Did the court abuse its discretion in granting a new trial ? It must be borne in - mind that the nisi prius courts in reviewing the verdict of juries are not subject to the rules that govern appellate courts. They may weigh the evidence, and if they think injustice has been done grant a new trial where appellate courts should not or could not interfere. The question under consideration has been so often presented that opinions have become stereotyped. Nothing need be added to or taken from the rule, so well established, often declared and always followed. “The court below ought not to grant a new trial when there is conflicting evidence, except the weight of evidence clearly preponderates against the verdict.” But when the court grants a new trial, “the appellate court will not interfere unless the weight of evidence clearly preponderates against the ruling of the court.”
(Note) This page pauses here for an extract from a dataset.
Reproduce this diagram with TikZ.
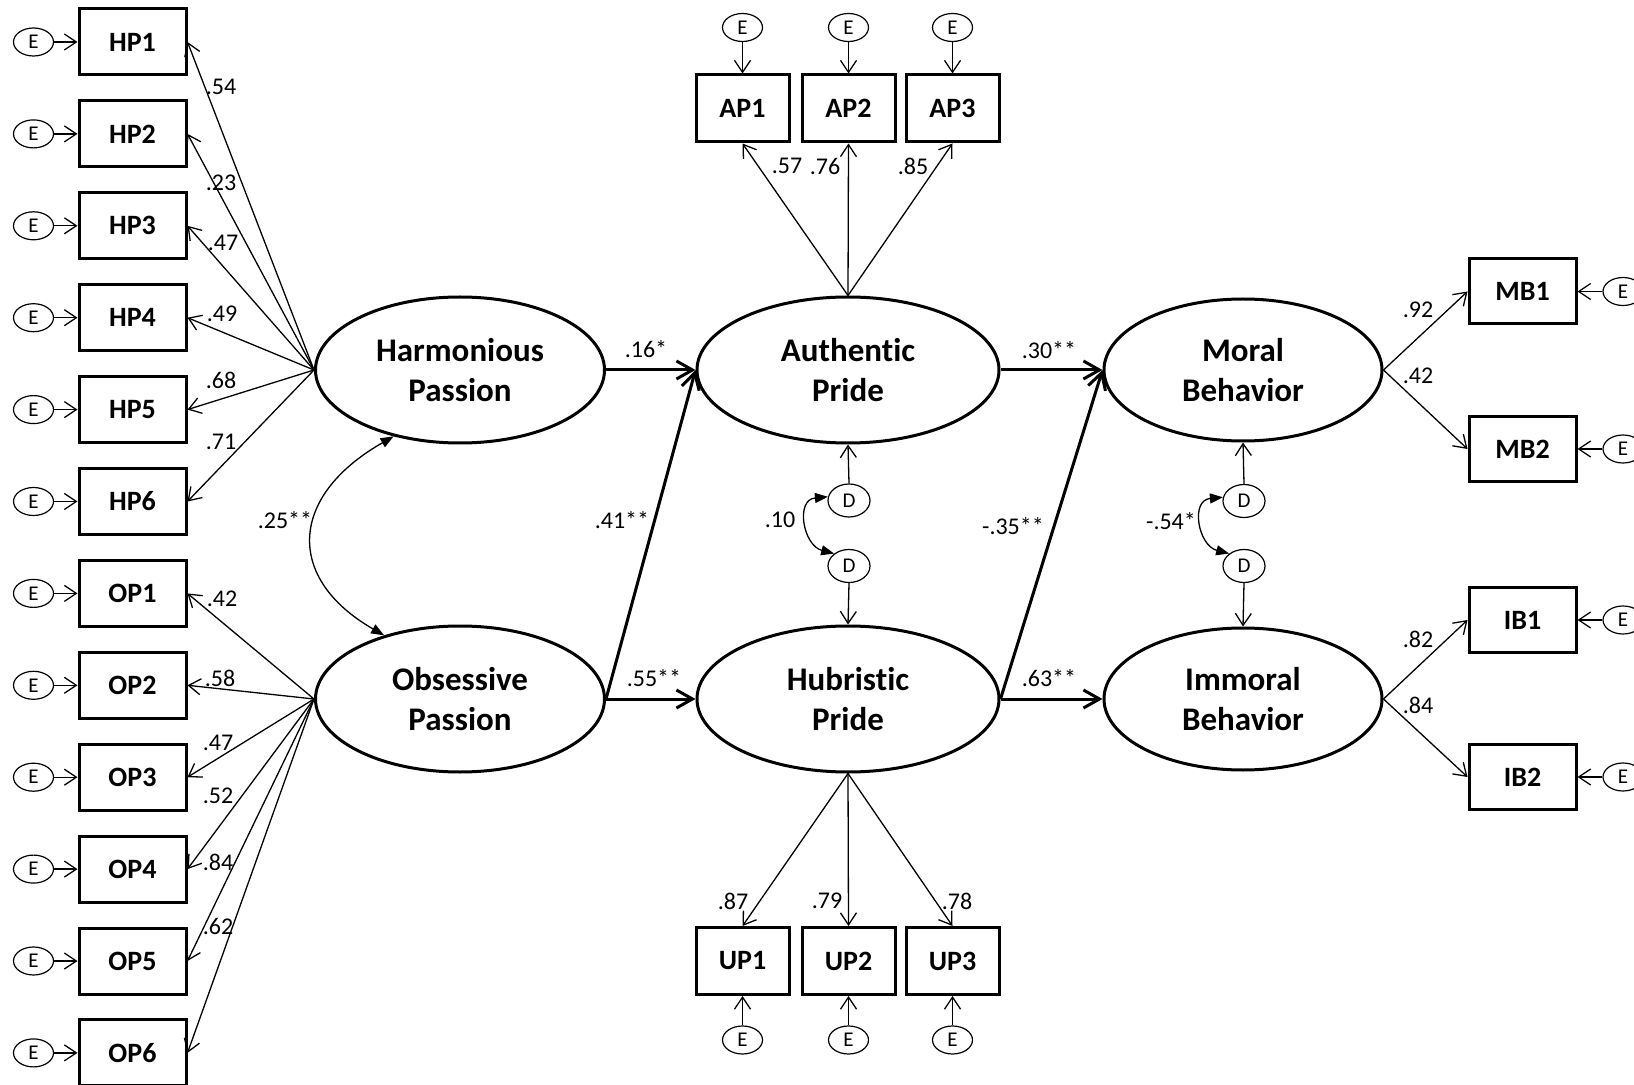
\documentclass[tikz,border=0pt]{standalone}
\usepackage{fontspec}
\setmainfont{Carlito}[Ligatures={NoCommon,NoRare}]
\usetikzlibrary{shapes.geometric,arrows.meta}
\begin{document}
\begin{tikzpicture}[x=0.5pt,y=-0.5pt,
 obs/.style={draw,line width=1.5pt,minimum width=53.5pt,minimum height=33pt,inner sep=0pt,font=\fontsize{14}{16}\selectfont\bfseries},
 obsS/.style={obs,minimum width=46.5pt,minimum height=33.5pt},
 obsR/.style={obs,minimum width=53.5pt,minimum height=32.5pt},
 lat/.style={draw,ellipse,line width=1.5pt,minimum width=144.5pt,minimum height=73pt,inner sep=0pt,align=center,font=\fontsize{16.5}{20}\selectfont\bfseries},
 err/.style={draw,ellipse,line width=0.6pt,minimum width=20pt,minimum height=14pt,inner sep=0pt,font=\fontsize{10.5}{12}\selectfont},
 dist/.style={err,minimum width=21pt,minimum height=16.5pt},
 ldarr/.style={line width=0.65pt,-{Straight Barb[length=6pt,width=8pt]}},
 strarr/.style={line width=1.5pt,-{Straight Barb[length=8pt,width=9pt]}},
 cov/.style={line width=0.65pt,{Triangle[length=6.5pt,width=5pt]}-{Triangle[length=6.5pt,width=5pt]}},
 lab/.style={font=\fontsize{12}{14}\selectfont,inner sep=0pt},
]
\useasboundingbox (0,0) rectangle (1634,1085);

% left indicators
\foreach \i/\y in {1/42,2/133.9,3/225.8,4/317.7,5/409.6,6/501.5}{
  \node[obs] (HP\i) at (132.5,\y) {HP\i};
  \node[err] (EH\i) at (33.5,\y) {E};
}
\foreach \i/\y in {1/593.4,2/685.3,3/777.2,4/869.1,5/961,6/1052.9}{
  \node[obs] (OP\i) at (132.5,\y) {OP\i};
  \node[err] (EO\i) at (33.5,\y) {E};
}

% latent variables
\node[lat] (HPa) at (460,370) {Harmonious\\Passion};
\node[lat] (OPa) at (460,699) {Obsessive\\Passion};
\node[lat,minimum width=151pt] (AP) at (848,370) {Authentic\\Pride};
\node[lat,minimum width=151pt] (HuP) at (848,699) {Hubristic\\Pride};
\node[lat,minimum width=139pt,minimum height=71pt] (MB) at (1243,370) {Moral\\Behavior};
\node[lat,minimum width=139pt,minimum height=71pt] (IB) at (1243,699) {Immoral\\Behavior};

% AP and UP indicators
\foreach \i/\x in {1/742.5,2/848.5,3/952.5}{
  \node[obsS] (AP\i) at (\x,108.5) {AP\i};
  \node[err] (EA\i) at (\x,27.5) {E};
  \node[obsS] (UP\i) at (\x,961) {UP\i};
  \node[err] (EU\i) at (\x,1040) {E};
}

% MB and IB indicators
\node[obsR] (MB1) at (1522.5,291.5) {MB1};
\node[obsR] (MB2) at (1522.5,449) {MB2};
\node[obsR] (IB1) at (1522.5,620) {IB1};
\node[obsR] (IB2) at (1522.5,777) {IB2};
\node[err] (EM1) at (1623,291.5) {E};
\node[err] (EM2) at (1623,449) {E};
\node[err] (EI1) at (1623,620) {E};
\node[err] (EI2) at (1623,777) {E};

% disturbances
\node[dist] (D1) at (849,500.5) {D};
\node[dist] (D2) at (849,566) {D};
\node[dist] (D3) at (1244,501) {D};
\node[dist] (D4) at (1244,566) {D};

% error arrows and loadings
\foreach \i in {1,...,6}{
  \draw[ldarr] (EH\i) -- (HP\i);
  \draw[ldarr] (EO\i) -- (OP\i);
  \draw[ldarr] (HPa.west) -- (HP\i.east);
  \draw[ldarr] (OPa.west) -- (OP\i.east);
}
\foreach \i in {1,2,3}{
  \draw[ldarr] (EA\i.south) -- (AP\i.north);
  \draw[ldarr] (EU\i.north) -- (UP\i.south);
  \draw[ldarr] (AP.north) -- (AP\i.south);
  \draw[ldarr] (HuP.south) -- (UP\i.north);
}
\draw[ldarr] (EM1) -- (MB1);
\draw[ldarr] (EM2) -- (MB2);
\draw[ldarr] (EI1) -- (IB1);
\draw[ldarr] (EI2) -- (IB2);
\draw[ldarr] (MB.east) -- (MB1.west);
\draw[ldarr] (MB.east) -- (MB2.west);
\draw[ldarr] (IB.east) -- (IB1.west);
\draw[ldarr] (IB.east) -- (IB2.west);

\draw[ldarr] (D1.north) -- (AP.south);
\draw[ldarr] (D2.south) -- (HuP.north);
\draw[ldarr] (D3.north) -- (MB.south);
\draw[ldarr] (D4.south) -- (IB.north);

% structural paths
\draw[strarr] (HPa.east) -- (AP.west);
\draw[strarr] (OPa.east) -- (AP.west);
\draw[strarr] (OPa.east) -- (HuP.west);
\draw[strarr] (AP.east) -- (MB.west);
\draw[strarr] (HuP.east) -- (MB.west);
\draw[strarr] (HuP.east) -- (IB.west);

% covariances
\draw[cov] (HPa.225) .. controls +(-105,60) and +(-99,-57) .. (OPa.140);
\draw[cov] (D1.170) .. controls +(-33,3) and +(-31,-8) .. (D2.140);
\draw[cov] (D3.170) .. controls +(-33,3) and +(-31,-8) .. (D4.140);

% labels
\node[lab] (l1) at (221,87) {.54};
\node[lab] (l2) at (221,183) {.23};
\node[lab] (l3) at (223,243) {.47};
\node[lab] (l4) at (222,314) {.49};
\node[lab] (l5) at (221,380) {.68};
\node[lab] (l6) at (221,442) {.71};
\node[lab] (l7) at (222,599) {.42};
\node[lab] (l8) at (220,678) {.58};
\node[lab] (l9) at (218,743) {.47};
\node[lab] (l10) at (218,796) {.52};
\node[lab] (l11) at (218,862) {.84};
\node[lab] (l12) at (218,926) {.62};
\node[lab] (l13) at (787,166) {.57};
\node[lab] (l14) at (825,166) {.76};
\node[lab] (l15) at (913,166) {.85};
\node[lab] (l16) at (733,901) {.87};
\node[lab] (l17) at (827,901) {.79};
\node[lab] (l18) at (957,901) {.78};
\node[lab] (l19) at (646,349) {.16*};
\node[lab] (l20) at (622,520) {.41**};
\node[lab] (l21) at (654,678) {.55**};
\node[lab] (l22) at (1049,350) {.30**};
\node[lab] (l23) at (1013,526) {-.35**};
\node[lab] (l24) at (1049,678) {.63**};
\node[lab] (l25) at (285,520) {.25**};
\node[lab] (l26) at (780,520) {.10};
\node[lab] (l27) at (1171,521) {-.54*};
\node[lab] (l28) at (1418,310) {.92};
\node[lab] (l29) at (1418,376) {.42};
\node[lab] (l30) at (1418,639) {.82};
\node[lab] (l31) at (1418,705) {.84};
\end{tikzpicture}
\end{document}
It is claimed by plaintiff that the deed obtained from Wright, trustee, is conclusive; that it cannot be attacked except in a direct proceeding to have it set aside. We do not think this position can be maintained upon reason or authority. If plaintiff was not an actual occupant or entitled to the occupancy of the land, he was not under the law of congress or of this State entitled to the deed, and the trustee had no authority to execute it. Upon this point we adopt the views expressed by Justice Whitman, in Treadway v. Wilder, 8 Nev. 98, 99.
To have the effect to annul the deed the testimony should be positive and decisive. If there is a substantial conflict of evidence, the deed should stand.
The order appealed from is affirmed.